What used to be an open plot of grassland behind Sunrise Elementary School will hopefully, in the next decade or two, develop into an ecosystem and outdoor learning center supported by a host of native vegetation that the school's fifth grade class helped to plant on Friday.
According to Scott Schroeder, the parent volunteer overseeing the project who is also a vegetation supervisor for the city of Kent, they include 75 plants that represent:
- Sitka spruce
- Vine maple
- High bush cranberry
- Douglas fir
- Yellow monkey flower
- Oregon ash
- Red Osier dogwood
- Indian plum
This is the last phase of a project the students began in June when they first planted seeds for these plants on a field trip to the Green River Natural Resources Area (GRNRA) in Kent.
Nearly all those seeds have since grown into saplings (save for the evergreens, said Schroeder), so there was a poetic continuity about seeing the students now taken their saplings and place them in the ground.

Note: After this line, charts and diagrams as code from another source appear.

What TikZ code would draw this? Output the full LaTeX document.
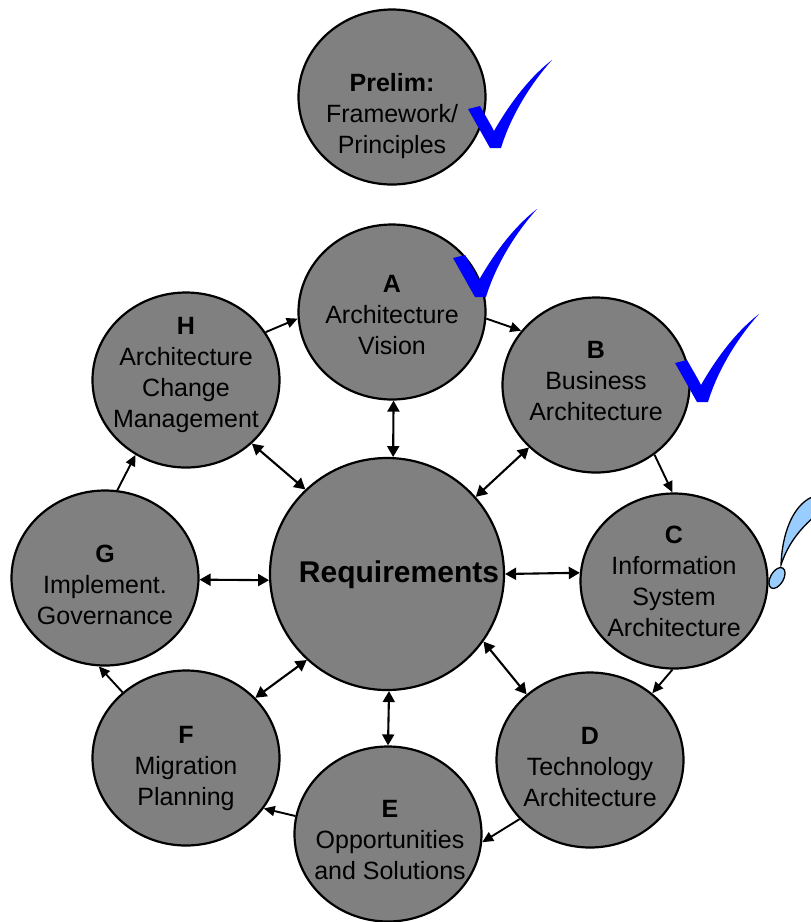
\documentclass[tikz,border=0pt]{standalone}
\usepackage{fontspec}
\setmainfont{Liberation Sans}
\usetikzlibrary{shapes.geometric,arrows.meta}
\definecolor{phasegray}{RGB}{128,128,128}
\definecolor{checkblue}{RGB}{0,0,255}
\definecolor{dropblue}{RGB}{153,204,255}
\begin{document}
\begin{tikzpicture}[x=1pt,y=-1pt,
 phase/.style={ellipse,draw=black,line width=2.2pt,fill=phasegray,minimum width=187pt,minimum height=175pt,inner sep=0pt},
 reqc/.style={phase,minimum width=234pt,minimum height=232pt},
 lbl/.style={align=center,font=\fontsize{25}{31}\selectfont,inner sep=0pt},
 ring/.style={line width=1.9pt,-{Triangle[length=11pt,width=10pt]}},
 dbl/.style={line width=2.1pt,{Triangle[length=11pt,width=12pt]}-{Triangle[length=11pt,width=12pt]}},
 checkmark/.style={fill=checkblue,draw=none}]
\useasboundingbox (0,0) rectangle (811,922);
% circles
\node[phase] (P) at (392,97) {};
\node[phase] (A) at (392,312) {};
\node[phase] (B) at (596,385) {};
\node[phase] (C) at (674,581) {};
\node[phase] (D) at (590,760) {};
\node[phase] (E) at (388,834) {};
\node[phase] (F) at (186,758) {};
\node[phase] (G) at (105,578) {};
\node[phase] (H) at (186,380) {};
\node[reqc] (R) at (387,574) {};
% labels
\node[lbl] (tP) at (392,116) {\textbf{Prelim:}\\Framework/\\Principles};
\node[lbl] (tA) at (392,315) {\textbf{A}\\Architecture\\Vision};
\node[lbl] (tB) at (596,381) {\textbf{B}\\Business\\Architecture};
\node[lbl] (tC) at (674,581) {\textbf{C}\\Information\\System\\Architecture};
\node[lbl] (tD) at (590,767) {\textbf{D}\\Technology\\Architecture};
\node[lbl] (tE) at (390,840) {\textbf{E}\\Opportunities\\and Solutions};
\node[lbl] (tF) at (186,768) {\textbf{F}\\Migration\\Planning};
\node[lbl] (tG) at (105,585) {\textbf{G}\\Implement.\\Governance};
\node[lbl] (tH) at (186,375) {\textbf{H}\\Architecture\\Change\\Management};
\node[inner sep=0pt,font=\fontsize{30}{36}\selectfont\bfseries] (tR) at (399,575) {Requirements};
% ring arrows
\draw[ring] (H.31) -- (A.184);
\draw[ring] (A.-4) -- (B.144);
\draw[ring] (B.-50) -- (C.91);
\draw[ring] (C.-91) -- (D.47);
\draw[ring] (D.220) -- (E.-5);
\draw[ring] (E.169) -- (F.-33);
\draw[ring] (F.134) -- (G.-94);
\draw[ring] (G.82) -- (H.236);
% requirement arrows
\draw[dbl] (A.-89) -- (R.87);
\draw[dbl] (B.223) -- (R.41);
\draw[dbl] (C.175) -- (R.0);
\draw[dbl] (D.134) -- (R.-35);
\draw[dbl] (E.90) -- (R.-89);
\draw[dbl] (F.41) -- (R.227);
\draw[dbl] (G.-1) -- (R.183);
\draw[dbl] (H.-44) -- (R.134);
% check marks
\foreach \tx/\ty in {490/148, 475/297, 697/402}{
  \fill[checkmark,shift={(\tx,\ty)}] (0,0) -- (-22,-39) -- (-10,-42)
    .. controls (-5,-33) and (0,-25) .. (4,-17)
    .. controls (16,-38) and (36,-68) .. (62,-88)
    .. controls (44,-68) and (22,-36) .. (11,0) -- cycle;
}
% exclamation mark
\begin{scope}
\clip (0,0) rectangle (811,922);
\draw[fill=dropblue,line width=1.3pt] (781,565) .. controls (782,535) and (792,506) .. (812,497) -- (820,497) -- (820,512)
  .. controls (802,526) and (788,543) .. (781,565) -- cycle;
\draw[fill=dropblue,line width=1.3pt,shift={(777,578)},rotate=-30] (0,0) ellipse [x radius=6.5, y radius=11.5];
\end{scope}
\end{tikzpicture}
\end{document}
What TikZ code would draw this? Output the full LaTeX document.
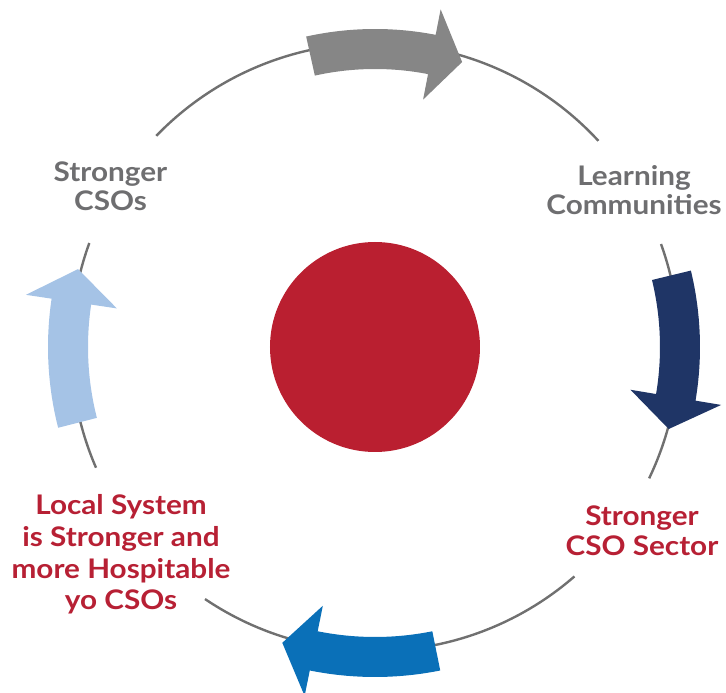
\documentclass[tikz,border=0pt]{standalone}
\usepackage{fontspec}
\setmainfont{Lato}[FakeStretch=1.1]
\definecolor{ringgray}{RGB}{112,112,112}
\definecolor{arrgray}{RGB}{134,134,134}
\definecolor{arrnavy}{RGB}{31,53,102}
\definecolor{arrblue}{RGB}{10,112,184}
\definecolor{arrlight}{RGB}{165,195,230}
\definecolor{hubred}{RGB}{186,31,48}
\definecolor{txtgray}{RGB}{110,110,112}
\definecolor{txtred}{RGB}{183,32,52}
\newcommand\ringarrow[5]{%
  \pgfmathsetmacro\ro{#5+20}\pgfmathsetmacro\ri{#5-20}%
  \pgfmathsetmacro\ho{#5+46}\pgfmathsetmacro\hi{#5-46}%
  \fill[#1] (#2:\ro pt) arc[start angle=#2, end angle=#3, radius=\ro pt]
    -- (#3:\ho pt) -- (#4:#5pt) -- (#3:\hi pt) -- (#3:\ri pt)
    arc[start angle=#3, end angle=#2, radius=\ri pt] -- cycle;}
\newcommand\ringarc[2]{\draw[ring] (#1:304pt) arc[start angle=#1, end angle=#2, radius=304pt];}
\tikzset{
  ring/.style={draw=ringgray, line width=2.4pt},
  lbl/.style={font=\fontsize{27}{29}\selectfont\bfseries, align=center, inner sep=0pt, anchor=base},
  graylbl/.style={lbl, text=txtgray},
  redlbl/.style={lbl, text=txtred},
}
\begin{document}
\begin{tikzpicture}[x=1pt,y=1pt]
\useasboundingbox (-375,-346) rectangle (351,347);
\ringarc{42.7}{136}
\ringarc{-25.6}{19.8}
\ringarc{-124}{-49}
\ringarc{160}{203.4}
\node[circle, fill=hubred, minimum size=210pt, inner sep=0pt] (hub) at (0,0) {};
\ringarrow{arrgray}{102.5}{79}{73}{298}
\ringarrow{arrnavy}{13.6}{-9.5}{-15.6}{305}
\ringarrow{arrblue}{-78.6}{-101.4}{-107.4}{310}
\ringarrow{arrlight}{194.3}{171.5}{165.3}{307}
\node[graylbl] (cso) at (-264.5,136) {Stronger\\CSOs};
\node[graylbl] (learn) at (259,132) {Learning\\Communities};
\node[redlbl, font=\fontsize{27}{30}\selectfont\bfseries] (sector) at (267,-208) {Stronger\\CSO Sector};
\node[redlbl, font=\fontsize{27}{32}\selectfont\bfseries] (local) at (-254,-263) {Local System\\is Stronger and\\more Hospitable\\yo CSOs};
\end{tikzpicture}
\end{document}
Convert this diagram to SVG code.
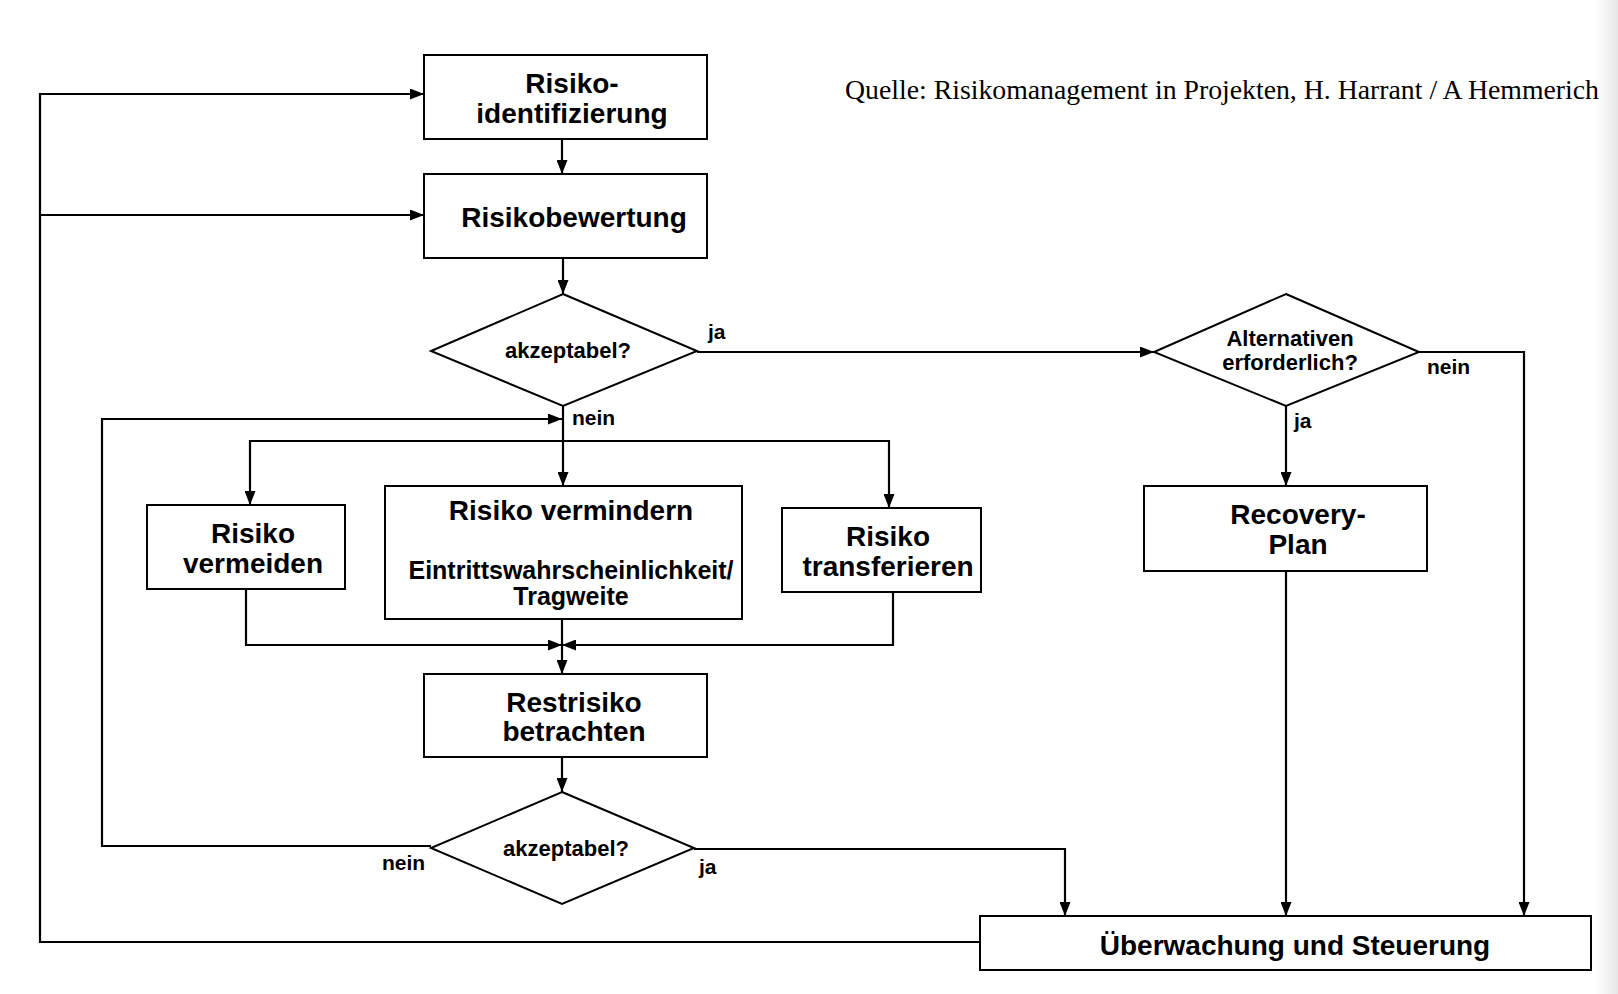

The idea for such a dedicated area is credited to principal Chris Beals, who wanted to build on an annual tree program that Schroeder had presented at the school with his staff. In past years, students had the chance to plant seeds to take home to transplant. Last year, Beals thought that more could be done and approached Schroeder about creating an outdoor environment right by the school that would sustain its own ecosystem for the students to learn from and enjoy.
Practically, the fifth grade project is a good way to get native trees planted and growing and hopefully begin to draw other wildlife to establish its own ecosystem here, said Schroeder. The other part of the project is that it gives the graduating students something to leave the school -- a legacy.
Fifth grader Chance McMorrow liked the idea. Thinking about what it'd be like to come back in 10 years to see his tree, he said, "That would actually be really, really cool to see it not chopped down and an adult tree and everything."
Seeing the vegetation removed had been a concern for the students, according to Beals. Prior to this past summer when Schroeder, along with community volunteers who donated time and resources molded the area into shape, it was largely growing wild around one lone and brushy cottonwood tree.
Part of the vegetation upkeeping was actually to remove dead brush as well as competing plants that would steal resources away from the students' saplings. "They were concerned when they saw it had been mowed down," Beals said, but Schroeder explained to them "that once a year, we have to do that and that will actually allow these plants to be successful."
To alert the groundskeepers that their trees needed to stay put, the students tied bright pink ribbons to the trunks.
"We talked about how for the younger kids, they're setting this up for them to enjoy," Beals said, "and how they're the first group of fifth graders to do a project that will become kind of a tradition every year."
Classes have already taken place outside this year where students practiced their skills of observation and data collecting, he said. Staff are hoping for a partnership with Enumclaw Middle School nearby in which the older students could help mentor the elementary school students with science projects.